##### Information provided
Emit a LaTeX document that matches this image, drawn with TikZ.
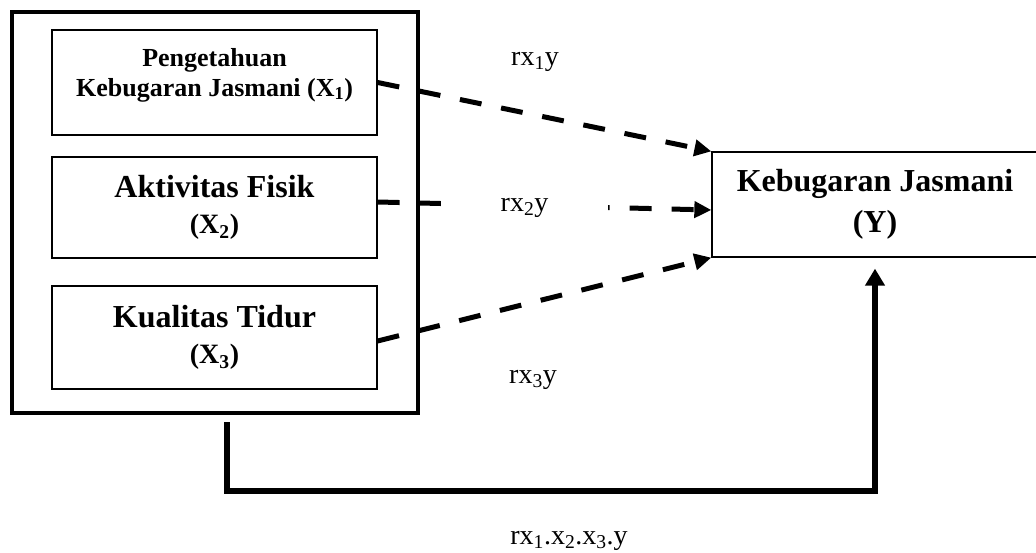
\documentclass[tikz,border=0pt]{standalone}
\usepackage{fontspec}
\setmainfont{Liberation Serif}
\usetikzlibrary{arrows.meta,calc}
\begin{document}
\begin{tikzpicture}[x=1pt,y=-1pt,
  inbox/.style={draw, line width=1.3pt, minimum width=325pt, inner sep=0pt},
  outerbox/.style={draw, line width=4.5pt, minimum width=406pt, minimum height=401pt, inner sep=0pt},
  dasharrow/.style={line width=5pt, dash pattern=on 22pt off 20pt, -{Triangle[length=17pt,width=16pt]}},
  solidarrow/.style={line width=5.5pt, -{Triangle[length=17pt,width=19pt]}},
  lab/.style={font=\fontsize{28}{30}\selectfont, inner sep=0pt},
  btext/.style={align=center, font=\fontsize{32}{36}\selectfont\bfseries, inner sep=0pt}
]
\useasboundingbox (0,0) rectangle (1036,553);

% outer group box
\node[outerbox] (grp) at (215,212.5) {};

% inner boxes
\node[inbox, minimum height=105pt] (x1) at (214.5,82.5) {};
\node[align=center, font=\fontsize{26}{30}\selectfont\bfseries, inner sep=0pt] (t1) at (214.5,75)
  {Pengetahuan\\Kebugaran Jasmani (X\textsubscript{1})};
\node[inbox, minimum height=101pt, btext] (x2) at (214.5,207.5)
  {Aktivitas Fisik\\\fontsize{28}{36}\selectfont(X\textsubscript{2})};
\node[inbox, minimum height=103pt, btext] (x3) at (214.5,337.5)
  {Kualitas Tidur\\\fontsize{28}{36}\selectfont(X\textsubscript{3})};

% dependent variable box
\node[draw, line width=1.3pt, minimum width=326pt, minimum height=105pt, btext,
      font=\fontsize{32}{41}\selectfont\bfseries] (Y) at (875,204.5)
  {Kebugaran Jasmani\\(Y)};

% dashed arrows
\draw[dasharrow] (x1.east) -- (Y.north west);
\draw[dasharrow] ([yshift=5.5pt]x2.east) -- ([yshift=-5.5pt]Y.west);
\draw[dasharrow] ([yshift=-3.5pt]x3.east) -- (Y.south west);

% labels
\node[lab] (l1) at (535,62) {rx\textsubscript{1}y};
\node[lab, fill=white, minimum width=167pt, minimum height=22pt] (l2) at (524.5,208) {rx\textsubscript{2}y};
\node[lab] (l3) at (533,380) {rx\textsubscript{3}y};

% joint connector
\coordinate (c0) at (227,422);
\coordinate (c1) at (227,491);
\draw[solidarrow] (c0) -- (c1) -| ([yshift=-11pt]Y.south);
\node[lab] (l4) at (569,541) {rx\textsubscript{1}.x\textsubscript{2}.x\textsubscript{3}.y};
\end{tikzpicture}
\end{document}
##########
§ **Work required**: Your task is to reproduce all of the material exactly. The pictures stay out.

§ **Full output**:
Emit a LaTeX document that matches this image, drawn with TikZ.
\documentclass[tikz,border=0pt]{standalone}
\usepackage{fontspec}
\setmainfont{Liberation Serif}
\usetikzlibrary{arrows.meta,calc}
\begin{document}
\begin{tikzpicture}[x=1pt,y=-1pt,
  inbox/.style={draw, line width=1.3pt, minimum width=325pt, inner sep=0pt},
  outerbox/.style={draw, line width=4.5pt, minimum width=406pt, minimum height=401pt, inner sep=0pt},
  dasharrow/.style={line width=5pt, dash pattern=on 22pt off 20pt, -{Triangle[length=17pt,width=16pt]}},
  solidarrow/.style={line width=5.5pt, -{Triangle[length=17pt,width=19pt]}},
  lab/.style={font=\fontsize{28}{30}\selectfont, inner sep=0pt},
  btext/.style={align=center, font=\fontsize{32}{36}\selectfont\bfseries, inner sep=0pt}
]
\useasboundingbox (0,0) rectangle (1036,553);

% outer group box
\node[outerbox] (grp) at (215,212.5) {};

% inner boxes
\node[inbox, minimum height=105pt] (x1) at (214.5,82.5) {};
\node[align=center, font=\fontsize{26}{30}\selectfont\bfseries, inner sep=0pt] (t1) at (214.5,75)
  {Pengetahuan\\Kebugaran Jasmani (X\textsubscript{1})};
\node[inbox, minimum height=101pt, btext] (x2) at (214.5,207.5)
  {Aktivitas Fisik\\\fontsize{28}{36}\selectfont(X\textsubscript{2})};
\node[inbox, minimum height=103pt, btext] (x3) at (214.5,337.5)
  {Kualitas Tidur\\\fontsize{28}{36}\selectfont(X\textsubscript{3})};

% dependent variable box
\node[draw, line width=1.3pt, minimum width=326pt, minimum height=105pt, btext,
      font=\fontsize{32}{41}\selectfont\bfseries] (Y) at (875,204.5)
  {Kebugaran Jasmani\\(Y)};

% dashed arrows
\draw[dasharrow] (x1.east) -- (Y.north west);
\draw[dasharrow] ([yshift=5.5pt]x2.east) -- ([yshift=-5.5pt]Y.west);
\draw[dasharrow] ([yshift=-3.5pt]x3.east) -- (Y.south west);

% labels
\node[lab] (l1) at (535,62) {rx\textsubscript{1}y};
\node[lab, fill=white, minimum width=167pt, minimum height=22pt] (l2) at (524.5,208) {rx\textsubscript{2}y};
\node[lab] (l3) at (533,380) {rx\textsubscript{3}y};

% joint connector
\coordinate (c0) at (227,422);
\coordinate (c1) at (227,491);
\draw[solidarrow] (c0) -- (c1) -| ([yshift=-11pt]Y.south);
\node[lab] (l4) at (569,541) {rx\textsubscript{1}.x\textsubscript{2}.x\textsubscript{3}.y};
\end{tikzpicture}
\end{document}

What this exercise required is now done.